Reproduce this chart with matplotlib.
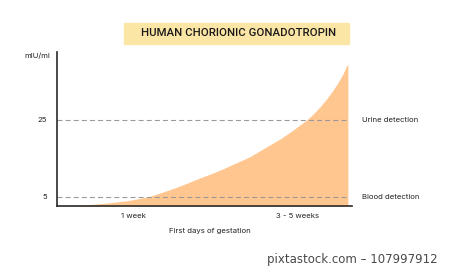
import matplotlib.pyplot as plt
from matplotlib.patches import Rectangle

# hCG curve (x: 0..100 along the axis, y: mIU/ml)
days = [1, 5.1, 10, 16.3, 24, 30.8, 35, 40, 44, 48.5, 53, 57, 61, 65.4, 70,
        75.6, 80, 84.6, 87, 89.2, 91.5, 93.6, 95.2, 96.8, 98.2, 98.6]
hcg = [2.6, 2.7, 2.9, 3.3, 4.0, 4.95, 6.0, 7.3, 8.5, 9.9, 11.2, 12.5, 13.9,
       15.4, 17.5, 20.0, 22.3, 24.9, 26.6, 28.4, 30.5, 32.7, 34.6, 36.7,
       39.0, 39.5]

tick_pos = [26, 81.4]
tick_labels = ['1 week', '3 - 5 weeks']
levels = [5, 25]
level_labels = ['Blood detection', 'Urine detection']

FILL = '#FFC690'
TXT = '#222222'
font = 'Inter'

fig = plt.figure(figsize=(4.5, 2.69), dpi=100)
ax = fig.add_axes([57 / 450, 1 - 206 / 269, 295 / 450, 154 / 269])

ax.fill_between(days, 2.6, hcg, color=FILL, linewidth=0, zorder=1)

for lvl, lab in zip(levels, level_labels):
    ax.plot([0, days[-1]], [lvl, lvl], color='#9a9a9a', lw=0.8,
            dashes=(4.5, 2.8), zorder=2)
    ax.annotate(lab, xy=(1, lvl), xycoords=('axes fraction', 'data'),
                xytext=(7, 0), textcoords='offset points',
                ha='left', va='center', fontsize=5.6, color=TXT,
                family=font)

ax.set_xlim(0, 100)
ax.set_ylim(2.6, 42.6)
ax.set_xticks(tick_pos)
ax.set_xticklabels(tick_labels, fontsize=5.6, color=TXT, family=font)
ax.set_yticks(levels)
ax.set_yticklabels([str(v) for v in levels], fontsize=5.6, color=TXT,
                   family=font)
ax.tick_params(length=0, pad=5)
ax.tick_params(axis='y', pad=7)

for s in ['top', 'right']:
    ax.spines[s].set_visible(False)
for s in ['left', 'bottom']:
    ax.spines[s].set_color('#2a2a2a')
    ax.spines[s].set_linewidth(1.2)

ax.text((210 - 57) / 295, -25 / 154, 'First days of gestation',
        transform=ax.transAxes, ha='center', va='center', fontsize=5.6,
        color=TXT, family=font)

fig.text(50 / 450, 1 - 56 / 269, 'mIU/ml', ha='right', va='center',
         fontsize=5.6, color=TXT, family=font)

# title box
fig.patches.append(Rectangle((124 / 450, 1 - 44 / 269), 225 / 450, 21 / 269,
                             transform=fig.transFigure, color='#FCE6A6',
                             zorder=0))
fig.text(238.5 / 450, 1 - 33.5 / 269, 'HUMAN CHORIONIC GONADOTROPIN',
         ha='center', va='center', fontsize=8.2, fontweight='medium',
         color='#1a1a1a', family='Roboto')

fig.text(438 / 450, 1 - 260 / 269, 'pixtastock.com \u2013 107997912',
         ha='right', va='center', fontsize=8.5, color='#4a4a4a',
         family='DejaVu Sans')

fig.savefig('out.png', dpi=100)
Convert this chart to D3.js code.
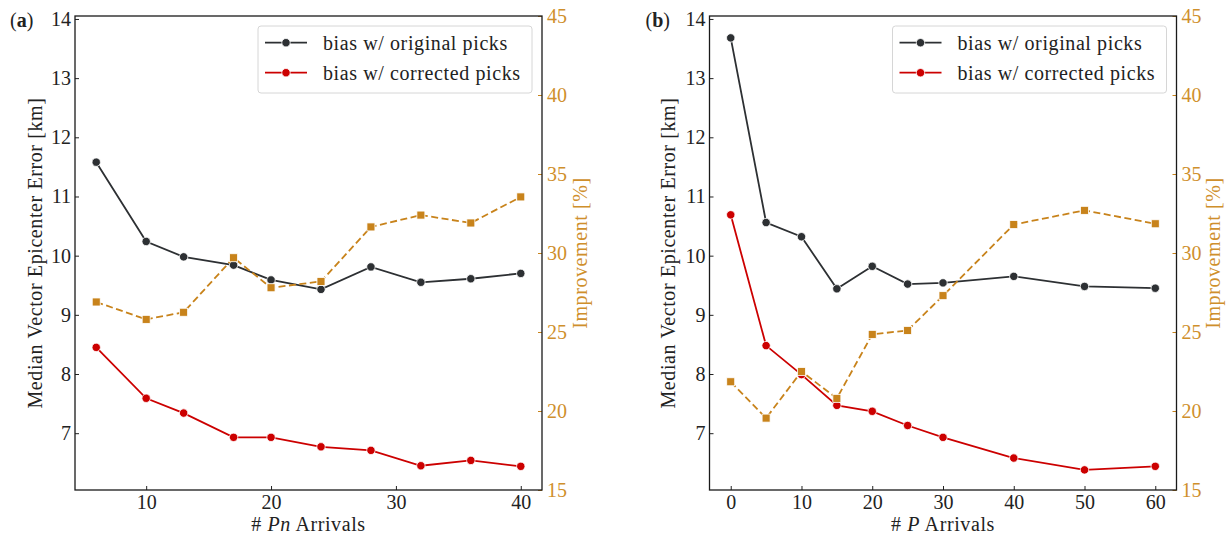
<!DOCTYPE html>
<html>
<head>
<meta charset="utf-8">
<script src="https://cdn.jsdelivr.net/npm/d3@7"></script>
<style>
  body { margin: 0; background: #fff; }
  text { font-family: 'Liberation Serif', 'Times New Roman', serif; }
</style>
</head>
<body>
<div id="chart"></div>
<script>
// ---- data ----
const pnArrivals = [6, 10, 13, 17, 20, 24, 28, 32, 36, 40]
const pnOriginal = [11.58, 10.24, 9.98, 9.84, 9.59, 9.43, 9.81, 9.55, 9.61, 9.70]
const pnCorrected = [8.45, 7.59, 7.34, 6.93, 6.93, 6.77, 6.71, 6.45, 6.54, 6.44]
const pnImprovement = [26.9, 25.8, 26.25, 29.7, 27.8, 28.2, 31.65, 32.4, 31.9, 33.55]

const pArrivals = [0, 5, 10, 15, 20, 25, 30, 40, 50, 60]
const pOriginal = [13.68, 10.56, 10.32, 9.44, 9.82, 9.52, 9.54, 9.65, 9.48, 9.45]
const pCorrected = [10.69, 8.48, 7.99, 7.47, 7.37, 7.13, 6.93, 6.58, 6.38, 6.44]
const pImprovement = [21.85, 19.55, 22.5, 20.8, 24.85, 25.1, 27.3, 31.8, 32.7, 31.85]

const errorTicks = [7, 8, 9, 10, 11, 12, 13, 14]
const improvementTicks = [15, 20, 25, 30, 35, 40, 45]
const pnTicks = [10, 20, 30, 40]
const pTicks = [0, 10, 20, 30, 40, 50, 60]

const legendLabels = ['bias w/ original picks', 'bias w/ corrected picks']

const black = '#2d3033'
const red = '#cc0000'
const orange = '#c8831b'
const orangeText = '#cf8f2c'

const svg = d3
  .select('#chart')
  .append('svg')
  .attr('width', 1231)
  .attr('height', 537)

function drawPanel(opts) {
  const left = opts.left
  const top = 16
  const width = opts.width
  const height = 474

  const g = svg.append('g').attr('transform', 'translate(' + left + ',' + top + ')')

  const xPositionScale = d3.scaleLinear().domain(opts.xDomain).range([0, width])
  const yPositionScale = d3.scaleLinear().domain([6.04, 14.05]).range([height, 0])
  const y2PositionScale = d3.scaleLinear().domain([15, 45]).range([height, 0])

  // axes, ticks pointing inward
  const xAxis = d3.axisBottom(xPositionScale)
    .tickValues(opts.xTicks)
    .tickSizeInner(-4)
    .tickSizeOuter(0)
    .tickPadding(5)
  g.append('g')
    .attr('class', 'axis x-axis')
    .attr('transform', 'translate(0,' + height + ')')
    .call(xAxis)

  const yAxis = d3.axisLeft(yPositionScale)
    .tickValues(errorTicks)
    .tickSizeInner(-4)
    .tickSizeOuter(0)
    .tickPadding(4)
  g.append('g').attr('class', 'axis y-axis').call(yAxis)

  const y2Axis = d3.axisRight(y2PositionScale)
    .tickValues(improvementTicks)
    .tickSizeInner(-4)
    .tickSizeOuter(0)
    .tickPadding(5)
  g.append('g')
    .attr('class', 'axis y2-axis')
    .attr('transform', 'translate(' + width + ',0)')
    .call(y2Axis)

  g.selectAll('.axis path').attr('stroke', 'none')
  g.selectAll('.axis text').attr('font-size', 20).attr('fill', '#222')
  g.selectAll('.axis line').attr('stroke', '#222').attr('stroke-width', 1)
  g.selectAll('.y2-axis text').attr('fill', orangeText)
  g.selectAll('.y2-axis line').attr('stroke', orange)

  // lines
  const lineFor = function(xs, scale) {
    return d3.line()
      .x((d, i) => xPositionScale(xs[i]))
      .y(d => scale(d))
  }

  const series = [
    { values: opts.original, color: black },
    { values: opts.corrected, color: red }
  ]

  series.forEach(function(s) {
    g.append('path')
      .datum(s.values)
      .attr('fill', 'none')
      .attr('stroke', s.color)
      .attr('stroke-width', 1.8)
      .attr('d', lineFor(opts.x, yPositionScale))
    g.selectAll(null)
      .data(s.values)
      .enter()
      .append('circle')
      .attr('cx', (d, i) => xPositionScale(opts.x[i]))
      .attr('cy', d => yPositionScale(d))
      .attr('r', 4.2)
      .attr('fill', s.color)
      .attr('stroke', '#fff')
      .attr('stroke-width', 0.8)
  })

  g.append('path')
    .datum(opts.improvement)
    .attr('fill', 'none')
    .attr('stroke', orange)
    .attr('stroke-width', 1.8)
    .attr('stroke-dasharray', '7,3.5')
    .attr('d', lineFor(opts.x, y2PositionScale))
  g.selectAll(null)
    .data(opts.improvement)
    .enter()
    .append('rect')
    .attr('x', (d, i) => xPositionScale(opts.x[i]) - 4)
    .attr('y', d => y2PositionScale(d) - 4)
    .attr('width', 8)
    .attr('height', 8)
    .attr('fill', orange)
    .attr('stroke', '#fff')
    .attr('stroke-width', 0.8)

  // spines
  g.append('rect')
    .attr('width', width)
    .attr('height', height)
    .attr('fill', 'none')
    .attr('stroke', '#1a1a1a')
    .attr('stroke-width', 1.3)

  // legend
  const lg = g.append('g').attr('transform', 'translate(' + (width - 284) + ',10)')
  lg.append('rect')
    .attr('width', 274)
    .attr('height', 67)
    .attr('rx', 3)
    .attr('fill', '#fff')
    .attr('fill-opacity', 0.8)
    .attr('stroke', '#d6d6d6')
    .attr('stroke-width', 1)
  series.forEach(function(s, i) {
    const yy = 16.7 + i * 30
    lg.append('line')
      .attr('x1', 7).attr('x2', 49)
      .attr('y1', yy).attr('y2', yy)
      .attr('stroke', s.color)
      .attr('stroke-width', 1.8)
    lg.append('circle')
      .attr('cx', 28).attr('cy', yy).attr('r', 4.2)
      .attr('fill', s.color)
      .attr('stroke', '#fff')
      .attr('stroke-width', 0.8)
    lg.append('text')
      .attr('x', 65)
      .attr('y', yy + 7)
      .attr('font-size', 20)
      .attr('letter-spacing', 0.6)
      .attr('fill', '#222')
      .text(legendLabels[i])
  })

  // axis titles
  g.append('text')
    .attr('transform', 'translate(' + opts.yLabelX + ',' + height / 2 + ') rotate(-90)')
    .attr('text-anchor', 'middle')
    .attr('font-size', 20)
    .attr('letter-spacing', 0.6)
    .attr('fill', '#222')
    .text('Median Vector Epicenter Error [km]')

  g.append('text')
    .attr('transform', 'translate(' + (width + opts.y2LabelX) + ',' + height / 2 + ') rotate(-90)')
    .attr('text-anchor', 'middle')
    .attr('font-size', 20)
    .attr('letter-spacing', 0.6)
    .attr('fill', orangeText)
    .text('Improvement [%]')

  const xl = g.append('text')
    .attr('x', width / 2)
    .attr('y', height + 41)
    .attr('text-anchor', 'middle')
    .attr('font-size', 20)
    .attr('letter-spacing', 0.6)
    .attr('fill', '#222')
  xl.append('tspan').text('# ')
  xl.append('tspan').attr('font-style', 'italic').text(opts.xVar)
  xl.append('tspan').text(' Arrivals')

  // panel letter
  const pl = g.append('text')
    .attr('x', opts.letterX)
    .attr('y', 11)
    .attr('font-size', 20)
    .attr('fill', '#222')
  pl.append('tspan').text('(')
  pl.append('tspan').attr('font-weight', 'bold').text(opts.letter)
  pl.append('tspan').text(')')
}

drawPanel({
  left: 75,
  width: 467,
  xDomain: [4.3, 41.7],
  xTicks: pnTicks,
  x: pnArrivals,
  original: pnOriginal,
  corrected: pnCorrected,
  improvement: pnImprovement,
  xVar: 'Pn',
  yLabelX: -33,
  y2LabelX: 45,
  letterX: -65,
  letter: 'a'
})

drawPanel({
  left: 709.5,
  width: 467,
  xDomain: [-3, 63],
  xTicks: pTicks,
  x: pArrivals,
  original: pOriginal,
  corrected: pCorrected,
  improvement: pImprovement,
  xVar: 'P',
  yLabelX: -35,
  y2LabelX: 43,
  letterX: -64,
  letter: 'b'
})
</script>
</body>
</html>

□ □ □ □

▶ [Problem details]
Copy only the part of the records that runs from the first line to the line with "39.0, 39.5]", ends included, leaving pictures out.

▶ [Output below]
Reproduce this chart with matplotlib.
import matplotlib.pyplot as plt
from matplotlib.patches import Rectangle

# hCG curve (x: 0..100 along the axis, y: mIU/ml)
days = [1, 5.1, 10, 16.3, 24, 30.8, 35, 40, 44, 48.5, 53, 57, 61, 65.4, 70,
        75.6, 80, 84.6, 87, 89.2, 91.5, 93.6, 95.2, 96.8, 98.2, 98.6]
hcg = [2.6, 2.7, 2.9, 3.3, 4.0, 4.95, 6.0, 7.3, 8.5, 9.9, 11.2, 12.5, 13.9,
       15.4, 17.5, 20.0, 22.3, 24.9, 26.6, 28.4, 30.5, 32.7, 34.6, 36.7,
       39.0, 39.5]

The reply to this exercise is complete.